Reproduce from the records below, with no pictures, exactly the lines between the one containing "Write the React, TypeScript" and the one containing "import * as", inclusive.

§ **Given data**:
::::

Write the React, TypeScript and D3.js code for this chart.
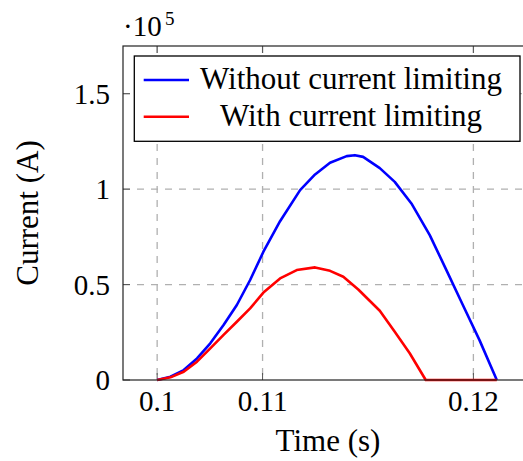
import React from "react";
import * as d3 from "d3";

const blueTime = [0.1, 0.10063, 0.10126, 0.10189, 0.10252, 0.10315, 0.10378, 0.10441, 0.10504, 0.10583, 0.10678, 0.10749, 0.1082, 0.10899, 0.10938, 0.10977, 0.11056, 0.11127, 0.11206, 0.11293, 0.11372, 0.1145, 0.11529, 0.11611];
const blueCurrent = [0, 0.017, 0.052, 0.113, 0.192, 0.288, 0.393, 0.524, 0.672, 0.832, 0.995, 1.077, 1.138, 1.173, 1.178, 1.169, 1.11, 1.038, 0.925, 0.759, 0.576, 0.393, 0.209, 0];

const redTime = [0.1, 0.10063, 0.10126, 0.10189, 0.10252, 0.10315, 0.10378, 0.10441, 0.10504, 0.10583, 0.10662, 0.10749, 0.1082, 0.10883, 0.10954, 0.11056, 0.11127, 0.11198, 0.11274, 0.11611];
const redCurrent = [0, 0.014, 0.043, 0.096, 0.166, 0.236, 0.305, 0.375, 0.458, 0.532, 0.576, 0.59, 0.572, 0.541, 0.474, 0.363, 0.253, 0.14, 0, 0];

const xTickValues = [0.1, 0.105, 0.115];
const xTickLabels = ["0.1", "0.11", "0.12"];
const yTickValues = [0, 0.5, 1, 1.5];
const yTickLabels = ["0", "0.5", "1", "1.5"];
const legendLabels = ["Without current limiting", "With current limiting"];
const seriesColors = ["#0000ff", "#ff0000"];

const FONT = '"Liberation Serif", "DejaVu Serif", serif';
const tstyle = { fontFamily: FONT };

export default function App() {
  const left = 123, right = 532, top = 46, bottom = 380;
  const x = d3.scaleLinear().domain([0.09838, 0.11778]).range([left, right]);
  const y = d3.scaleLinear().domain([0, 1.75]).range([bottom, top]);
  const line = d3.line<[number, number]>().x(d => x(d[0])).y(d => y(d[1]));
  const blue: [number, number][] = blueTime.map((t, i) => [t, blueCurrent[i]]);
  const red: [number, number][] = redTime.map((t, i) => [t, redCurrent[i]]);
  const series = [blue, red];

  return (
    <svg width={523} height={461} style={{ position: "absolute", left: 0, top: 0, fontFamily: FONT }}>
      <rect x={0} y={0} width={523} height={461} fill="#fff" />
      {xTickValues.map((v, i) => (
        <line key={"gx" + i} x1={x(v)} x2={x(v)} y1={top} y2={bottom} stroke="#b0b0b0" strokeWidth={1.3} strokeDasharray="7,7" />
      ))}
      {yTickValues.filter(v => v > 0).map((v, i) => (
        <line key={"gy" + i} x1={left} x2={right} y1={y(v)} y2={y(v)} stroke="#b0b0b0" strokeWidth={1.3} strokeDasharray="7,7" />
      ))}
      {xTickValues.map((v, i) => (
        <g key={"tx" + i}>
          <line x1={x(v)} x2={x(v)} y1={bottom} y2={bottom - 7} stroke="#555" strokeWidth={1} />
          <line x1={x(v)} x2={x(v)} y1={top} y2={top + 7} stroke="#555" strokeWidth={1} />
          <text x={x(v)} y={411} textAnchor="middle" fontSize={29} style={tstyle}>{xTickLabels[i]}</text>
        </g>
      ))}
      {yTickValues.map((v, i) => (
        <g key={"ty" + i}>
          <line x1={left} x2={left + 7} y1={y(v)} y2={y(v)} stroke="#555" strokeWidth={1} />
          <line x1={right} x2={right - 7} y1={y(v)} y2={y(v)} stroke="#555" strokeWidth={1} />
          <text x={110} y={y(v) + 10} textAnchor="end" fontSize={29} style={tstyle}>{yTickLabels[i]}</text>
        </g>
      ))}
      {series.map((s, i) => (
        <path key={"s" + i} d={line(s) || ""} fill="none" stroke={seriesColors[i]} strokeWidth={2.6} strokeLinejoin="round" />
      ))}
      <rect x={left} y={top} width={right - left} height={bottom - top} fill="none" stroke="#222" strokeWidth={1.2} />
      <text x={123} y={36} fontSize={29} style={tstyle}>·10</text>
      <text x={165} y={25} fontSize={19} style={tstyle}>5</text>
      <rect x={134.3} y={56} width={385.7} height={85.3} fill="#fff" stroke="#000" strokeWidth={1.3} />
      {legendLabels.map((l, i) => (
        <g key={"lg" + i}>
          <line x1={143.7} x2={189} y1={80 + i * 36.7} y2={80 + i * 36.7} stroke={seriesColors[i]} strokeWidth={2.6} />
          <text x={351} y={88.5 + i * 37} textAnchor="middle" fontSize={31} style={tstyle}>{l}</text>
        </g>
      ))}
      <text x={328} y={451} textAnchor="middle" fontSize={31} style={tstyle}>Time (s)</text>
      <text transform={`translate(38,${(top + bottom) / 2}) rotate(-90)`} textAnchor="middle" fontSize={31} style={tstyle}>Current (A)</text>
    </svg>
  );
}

::::

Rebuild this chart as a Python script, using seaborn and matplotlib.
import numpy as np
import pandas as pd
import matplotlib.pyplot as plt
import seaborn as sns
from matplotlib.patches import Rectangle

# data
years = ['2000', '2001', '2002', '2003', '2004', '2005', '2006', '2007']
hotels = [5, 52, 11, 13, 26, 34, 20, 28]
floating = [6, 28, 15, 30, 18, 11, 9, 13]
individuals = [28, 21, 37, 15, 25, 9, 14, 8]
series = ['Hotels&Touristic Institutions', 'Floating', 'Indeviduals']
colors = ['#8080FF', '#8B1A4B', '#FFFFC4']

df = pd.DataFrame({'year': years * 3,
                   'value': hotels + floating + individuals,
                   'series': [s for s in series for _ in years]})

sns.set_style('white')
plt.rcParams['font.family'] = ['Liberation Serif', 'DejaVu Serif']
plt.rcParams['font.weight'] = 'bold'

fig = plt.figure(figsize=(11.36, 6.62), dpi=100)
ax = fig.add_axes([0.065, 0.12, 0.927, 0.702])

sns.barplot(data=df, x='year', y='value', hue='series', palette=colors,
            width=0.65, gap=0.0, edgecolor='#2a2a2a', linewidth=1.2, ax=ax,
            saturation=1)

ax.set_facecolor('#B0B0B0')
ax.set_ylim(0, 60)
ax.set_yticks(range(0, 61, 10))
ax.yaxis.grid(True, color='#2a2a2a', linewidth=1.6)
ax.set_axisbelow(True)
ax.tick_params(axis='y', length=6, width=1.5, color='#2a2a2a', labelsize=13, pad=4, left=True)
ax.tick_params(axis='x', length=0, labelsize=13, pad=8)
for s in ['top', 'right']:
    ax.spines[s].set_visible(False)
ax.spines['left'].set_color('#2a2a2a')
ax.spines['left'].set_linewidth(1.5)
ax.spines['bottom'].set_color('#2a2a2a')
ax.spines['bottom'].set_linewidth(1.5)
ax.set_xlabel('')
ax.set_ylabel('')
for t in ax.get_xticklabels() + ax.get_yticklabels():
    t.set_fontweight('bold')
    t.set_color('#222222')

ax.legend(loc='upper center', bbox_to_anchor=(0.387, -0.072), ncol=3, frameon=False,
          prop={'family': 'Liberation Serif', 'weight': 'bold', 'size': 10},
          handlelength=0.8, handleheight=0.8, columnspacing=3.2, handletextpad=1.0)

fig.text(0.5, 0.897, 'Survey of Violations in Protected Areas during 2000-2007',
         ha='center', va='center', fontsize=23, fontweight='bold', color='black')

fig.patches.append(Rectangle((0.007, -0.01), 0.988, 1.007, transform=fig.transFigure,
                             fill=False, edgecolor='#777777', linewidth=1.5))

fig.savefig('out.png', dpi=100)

::::

§ **Completed task**:
Write the React, TypeScript and D3.js code for this chart.
import React from "react";
import * as d3 from "d3";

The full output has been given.